- YOUR TASK -
Would you repeat the listing exactly but omit every picture?

** start **

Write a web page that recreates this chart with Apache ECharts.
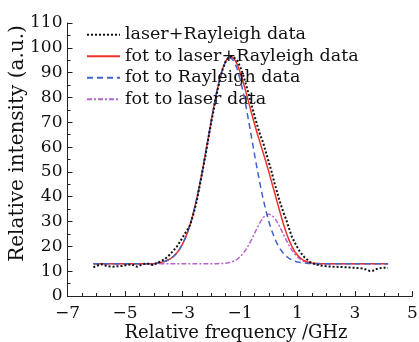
<!DOCTYPE html>
<html><head><meta charset="utf-8">
<script src="https://cdn.jsdelivr.net/npm/echarts@6/dist/echarts.min.js"></script>
<style>html,body{margin:0;padding:0;background:#fff}#c{width:419px;height:342px}</style>
</head><body><div id="c"></div>
<script>
const fitFreq = [-6.1,-5,-4,-3.7,
 -3.6,-3.5,-3.4,-3.3,-3.2,-3.1,-3.0,-2.9,-2.8,-2.7,
 -2.6,-2.5,-2.4,-2.3,-2.2,-2.1,-2.0,-1.9,-1.8,-1.7,
 -1.6,-1.5,-1.4,-1.3,-1.2,-1.1,-1.0,-0.9,-0.8,-0.7,
 -0.6,-0.5,-0.4,-0.3,-0.2,-0.1,0,0.1,0.2,0.3,
 0.4,0.5,0.6,0.7,0.8,0.9,1.0,1.1,1.2,1.3,
 1.4,1.5,1.6,1.8,2.5,4.15];
const rayleighFit = [13,13,13,13.7,
 14.0,14.5,15.2,16.1,17.3,18.9,20.9,23.4,26.5,30.1,
 34.5,39.4,45.0,51.0,57.4,64.0,70.6,76.9,82.7,87.6,
 91.6,94.4,95.8,95.8,94.4,91.6,87.6,82.7,76.9,70.6,
 64.0,57.4,51.0,45.0,39.4,34.5,30.1,26.5,23.4,20.9,
 18.9,17.3,16.1,15.2,14.5,14.0,13.7,13.5,13.3,13.2,
 13.1,13.1,13.0,13,13,13];
const laserFit = [13,13,13,13,
 13,13,13,13,13,13,13,13,13,13,
 13,13,13,13,13,13,13,13,13,13.1,
 13.1,13.2,13.4,13.7,14.1,14.8,15.7,17.0,18.6,20.5,
 22.7,25.1,27.5,29.7,31.5,32.6,33.0,32.6,31.5,29.7,
 27.5,25.1,22.7,20.5,18.6,17.0,15.7,14.8,14.1,13.7,
 13.4,13.2,13.1,13,13,13];
const totalFit = [13,13,13,13.7,
 14.0,14.5,15.2,16.1,17.3,18.9,20.9,23.4,26.5,30.1,
 34.5,39.4,45.0,51.0,57.4,64.0,70.6,76.9,82.7,87.7,
 91.7,94.6,96.2,96.5,95.5,93.4,90.3,86.7,82.5,78.1,
 73.7,69.5,65.5,61.7,57.9,54.1,50.1,45.9,41.8,37.6,
 33.4,29.4,25.8,22.7,20.1,18.0,16.4,15.3,14.4,13.9,
 13.5,13.3,13.2,13,13,13];
const dataFreq = [-6.1,-5.95,-5.81,-5.64,-5.42,-5.25,-5.11,-4.95,-4.77,-4.59,
 -4.42,-4.25,-4.03,-3.9,-3.78,-3.6,-3.43,-3.3,-3.2,-3.09,
 -2.95,-2.85,-2.74,-2.63,-2.5,-2.4,-2.3,-2.2,-2.1,-2.0,
 -1.9,-1.8,-1.7,-1.6,-1.5,-1.4,-1.3,-1.2,-1.1,-1.0,
 -0.9,-0.8,-0.7,-0.6,-0.5,-0.4,-0.3,-0.2,-0.1,0,
 0.1,0.2,0.3,0.4,0.5,0.6,0.7,0.8,0.95,1.09,
 1.25,1.43,1.6,1.89,2.2,2.48,2.8,3.07,3.3,3.52,
 3.63,3.76,3.95,4.15];
const dataIntensity = [11.6,12.3,12.8,12.1,11.8,12.0,12.1,12.5,12.8,11.8,
 12.6,13.2,12.5,13.2,13.8,15.0,16.8,18.5,19.9,21.8,
 24.5,26.3,28.5,32.5,38.5,44.5,50.5,56.8,63.5,70.0,
 76.0,82.0,87.0,91.5,94.5,96.0,96.5,96.0,94.8,92.6,
 89.5,85.5,81.5,77.0,72.8,68.8,65.0,62.0,58.0,54.0,
 50.0,45.5,41.5,37.5,34.0,31.0,27.5,24.0,20.5,17.7,
 15.5,13.7,12.8,12.1,11.8,11.7,11.5,11.3,11.0,10.1,
 10.2,10.9,11.4,11.3];
const seriesNames = ['laser+Rayleigh data','fot to laser+Rayleigh data','fot to Rayleigh data','fot to laser data'];
const xTicks = {min:-7, max:5, interval:2};
const yTicks = {min:0, max:110, interval:10};

const pair = (xs, ys) => xs.map((x, i) => [x, ys[i]]);
const FONT = 'DejaVu Serif';
const chart = echarts.init(document.getElementById('c'), null, {renderer:'canvas'});
const axisCommon = {
  splitLine:{show:false},
  axisLabel:{color:'#111', fontFamily:FONT, fontSize:17},
};
chart.setOption({
  animation:false,
  backgroundColor:'#fff',
  grid:{left:67.5, right:6.5, top:23, bottom:46, containLabel:false, outerBoundsMode:'none'},
  legend:{
    orient:'vertical', left:81, top:20, itemWidth:33, itemHeight:12, itemGap:2,
    itemStyle:{opacity:0},
    textStyle:{color:'#111', fontFamily:FONT, fontSize:17.5, lineHeight:19.5},
    data:seriesNames
  },
  xAxis:Object.assign({}, axisCommon, {
    type:'value', min:xTicks.min, max:xTicks.max, interval:xTicks.interval,
    name:'Relative frequency /GHz', nameLocation:'middle', nameGap:28, nameMoveOverlap:false,
    nameTextStyle:{color:'#111', fontFamily:FONT, fontSize:18, padding:[0,8,0,0]},
    axisLine:{show:true, onZero:false, lineStyle:{color:'#222', width:1}},
    axisTick:{show:true, inside:true, length:5, lineStyle:{color:'#222'}},
    minorTick:{show:true, splitNumber:4, length:3, lineStyle:{color:'#222'}},
    axisLabel:Object.assign({}, axisCommon.axisLabel, {margin:9,
      formatter:v => v < 0 ? '\u2212' + Math.abs(v) : String(v)})
  }),
  yAxis:Object.assign({}, axisCommon, {
    type:'value', min:yTicks.min, max:yTicks.max, interval:yTicks.interval,
    name:'Relative intensity (a.u.)', nameLocation:'middle', nameGap:40, nameMoveOverlap:false,
    nameTextStyle:{color:'#111', fontFamily:FONT, fontSize:20, padding:[0,0,0,32]},
    axisLine:{show:true, onZero:false, lineStyle:{color:'#222', width:1}},
    axisTick:{show:true, inside:true, length:5, lineStyle:{color:'#222'}},
    minorTick:{show:true, splitNumber:2, length:3, lineStyle:{color:'#222'}},
    axisLabel:Object.assign({}, axisCommon.axisLabel, {margin:5})
  }),
  series:[
    {name:seriesNames[0], type:'line', symbol:'none', z:5, data:pair(dataFreq, dataIntensity),
     lineStyle:{color:'#111', width:2, type:[2,2]}, itemStyle:{color:'#111'}},
    {name:seriesNames[1], type:'line', symbol:'none', z:3, data:pair(fitFreq, totalFit),
     lineStyle:{color:'#f0302a', width:1.5, type:'solid'}, itemStyle:{color:'#f0302a'}},
    {name:seriesNames[2], type:'line', symbol:'none', z:4, data:pair(fitFreq, rayleighFit),
     lineStyle:{color:'#3f63c8', width:1.5, type:[6,4]}, itemStyle:{color:'#3f63c8'}},
    {name:seriesNames[3], type:'line', symbol:'none', z:2, data:pair(fitFreq, laserFit),
     lineStyle:{color:'#b466c8', width:1.5, type:[5,2,2,2]}, itemStyle:{color:'#b466c8'}}
  ]
});
</script></body></html>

** end **

- THE SOLUTION -
Write a web page that recreates this chart with Apache ECharts.
<!DOCTYPE html>
<html><head><meta charset="utf-8">
<script src="https://cdn.jsdelivr.net/npm/echarts@6/dist/echarts.min.js"></script>
<style>html,body{margin:0;padding:0;background:#fff}#c{width:419px;height:342px}</style>
</head><body><div id="c"></div>
<script>
const fitFreq = [-6.1,-5,-4,-3.7,
 -3.6,-3.5,-3.4,-3.3,-3.2,-3.1,-3.0,-2.9,-2.8,-2.7,
 -2.6,-2.5,-2.4,-2.3,-2.2,-2.1,-2.0,-1.9,-1.8,-1.7,
 -1.6,-1.5,-1.4,-1.3,-1.2,-1.1,-1.0,-0.9,-0.8,-0.7,
 -0.6,-0.5,-0.4,-0.3,-0.2,-0.1,0,0.1,0.2,0.3,
 0.4,0.5,0.6,0.7,0.8,0.9,1.0,1.1,1.2,1.3,
 1.4,1.5,1.6,1.8,2.5,4.15];
const rayleighFit = [13,13,13,13.7,
 14.0,14.5,15.2,16.1,17.3,18.9,20.9,23.4,26.5,30.1,
 34.5,39.4,45.0,51.0,57.4,64.0,70.6,76.9,82.7,87.6,
 91.6,94.4,95.8,95.8,94.4,91.6,87.6,82.7,76.9,70.6,
 64.0,57.4,51.0,45.0,39.4,34.5,30.1,26.5,23.4,20.9,
 18.9,17.3,16.1,15.2,14.5,14.0,13.7,13.5,13.3,13.2,
 13.1,13.1,13.0,13,13,13];
const laserFit = [13,13,13,13,
 13,13,13,13,13,13,13,13,13,13,
 13,13,13,13,13,13,13,13,13,13.1,
 13.1,13.2,13.4,13.7,14.1,14.8,15.7,17.0,18.6,20.5,
 22.7,25.1,27.5,29.7,31.5,32.6,33.0,32.6,31.5,29.7,
 27.5,25.1,22.7,20.5,18.6,17.0,15.7,14.8,14.1,13.7,
 13.4,13.2,13.1,13,13,13];
const totalFit = [13,13,13,13.7,
 14.0,14.5,15.2,16.1,17.3,18.9,20.9,23.4,26.5,30.1,
 34.5,39.4,45.0,51.0,57.4,64.0,70.6,76.9,82.7,87.7,
 91.7,94.6,96.2,96.5,95.5,93.4,90.3,86.7,82.5,78.1,
 73.7,69.5,65.5,61.7,57.9,54.1,50.1,45.9,41.8,37.6,
 33.4,29.4,25.8,22.7,20.1,18.0,16.4,15.3,14.4,13.9,
 13.5,13.3,13.2,13,13,13];
const dataFreq = [-6.1,-5.95,-5.81,-5.64,-5.42,-5.25,-5.11,-4.95,-4.77,-4.59,
 -4.42,-4.25,-4.03,-3.9,-3.78,-3.6,-3.43,-3.3,-3.2,-3.09,
 -2.95,-2.85,-2.74,-2.63,-2.5,-2.4,-2.3,-2.2,-2.1,-2.0,
 -1.9,-1.8,-1.7,-1.6,-1.5,-1.4,-1.3,-1.2,-1.1,-1.0,
 -0.9,-0.8,-0.7,-0.6,-0.5,-0.4,-0.3,-0.2,-0.1,0,
 0.1,0.2,0.3,0.4,0.5,0.6,0.7,0.8,0.95,1.09,
 1.25,1.43,1.6,1.89,2.2,2.48,2.8,3.07,3.3,3.52,
 3.63,3.76,3.95,4.15];
const dataIntensity = [11.6,12.3,12.8,12.1,11.8,12.0,12.1,12.5,12.8,11.8,
 12.6,13.2,12.5,13.2,13.8,15.0,16.8,18.5,19.9,21.8,
 24.5,26.3,28.5,32.5,38.5,44.5,50.5,56.8,63.5,70.0,
 76.0,82.0,87.0,91.5,94.5,96.0,96.5,96.0,94.8,92.6,
 89.5,85.5,81.5,77.0,72.8,68.8,65.0,62.0,58.0,54.0,
 50.0,45.5,41.5,37.5,34.0,31.0,27.5,24.0,20.5,17.7,
 15.5,13.7,12.8,12.1,11.8,11.7,11.5,11.3,11.0,10.1,
 10.2,10.9,11.4,11.3];
const seriesNames = ['laser+Rayleigh data','fot to laser+Rayleigh data','fot to Rayleigh data','fot to laser data'];
const xTicks = {min:-7, max:5, interval:2};
const yTicks = {min:0, max:110, interval:10};

const pair = (xs, ys) => xs.map((x, i) => [x, ys[i]]);
const FONT = 'DejaVu Serif';
const chart = echarts.init(document.getElementById('c'), null, {renderer:'canvas'});
const axisCommon = {
  splitLine:{show:false},
  axisLabel:{color:'#111', fontFamily:FONT, fontSize:17},
};
chart.setOption({
  animation:false,
  backgroundColor:'#fff',
  grid:{left:67.5, right:6.5, top:23, bottom:46, containLabel:false, outerBoundsMode:'none'},
  legend:{
    orient:'vertical', left:81, top:20, itemWidth:33, itemHeight:12, itemGap:2,
    itemStyle:{opacity:0},
    textStyle:{color:'#111', fontFamily:FONT, fontSize:17.5, lineHeight:19.5},
    data:seriesNames
  },
  xAxis:Object.assign({}, axisCommon, {
    type:'value', min:xTicks.min, max:xTicks.max, interval:xTicks.interval,
    name:'Relative frequency /GHz', nameLocation:'middle', nameGap:28, nameMoveOverlap:false,
    nameTextStyle:{color:'#111', fontFamily:FONT, fontSize:18, padding:[0,8,0,0]},
    axisLine:{show:true, onZero:false, lineStyle:{color:'#222', width:1}},
    axisTick:{show:true, inside:true, length:5, lineStyle:{color:'#222'}},
    minorTick:{show:true, splitNumber:4, length:3, lineStyle:{color:'#222'}},
    axisLabel:Object.assign({}, axisCommon.axisLabel, {margin:9,
      formatter:v => v < 0 ? '\u2212' + Math.abs(v) : String(v)})
  }),
  yAxis:Object.assign({}, axisCommon, {
    type:'value', min:yTicks.min, max:yTicks.max, interval:yTicks.interval,
    name:'Relative intensity (a.u.)', nameLocation:'middle', nameGap:40, nameMoveOverlap:false,
    nameTextStyle:{color:'#111', fontFamily:FONT, fontSize:20, padding:[0,0,0,32]},
    axisLine:{show:true, onZero:false, lineStyle:{color:'#222', width:1}},
    axisTick:{show:true, inside:true, length:5, lineStyle:{color:'#222'}},
    minorTick:{show:true, splitNumber:2, length:3, lineStyle:{color:'#222'}},
    axisLabel:Object.assign({}, axisCommon.axisLabel, {margin:5})
  }),
  series:[
    {name:seriesNames[0], type:'line', symbol:'none', z:5, data:pair(dataFreq, dataIntensity),
     lineStyle:{color:'#111', width:2, type:[2,2]}, itemStyle:{color:'#111'}},
    {name:seriesNames[1], type:'line', symbol:'none', z:3, data:pair(fitFreq, totalFit),
     lineStyle:{color:'#f0302a', width:1.5, type:'solid'}, itemStyle:{color:'#f0302a'}},
    {name:seriesNames[2], type:'line', symbol:'none', z:4, data:pair(fitFreq, rayleighFit),
     lineStyle:{color:'#3f63c8', width:1.5, type:[6,4]}, itemStyle:{color:'#3f63c8'}},
    {name:seriesNames[3], type:'line', symbol:'none', z:2, data:pair(fitFreq, laserFit),
     lineStyle:{color:'#b466c8', width:1.5, type:[5,2,2,2]}, itemStyle:{color:'#b466c8'}}
  ]
});
</script></body></html>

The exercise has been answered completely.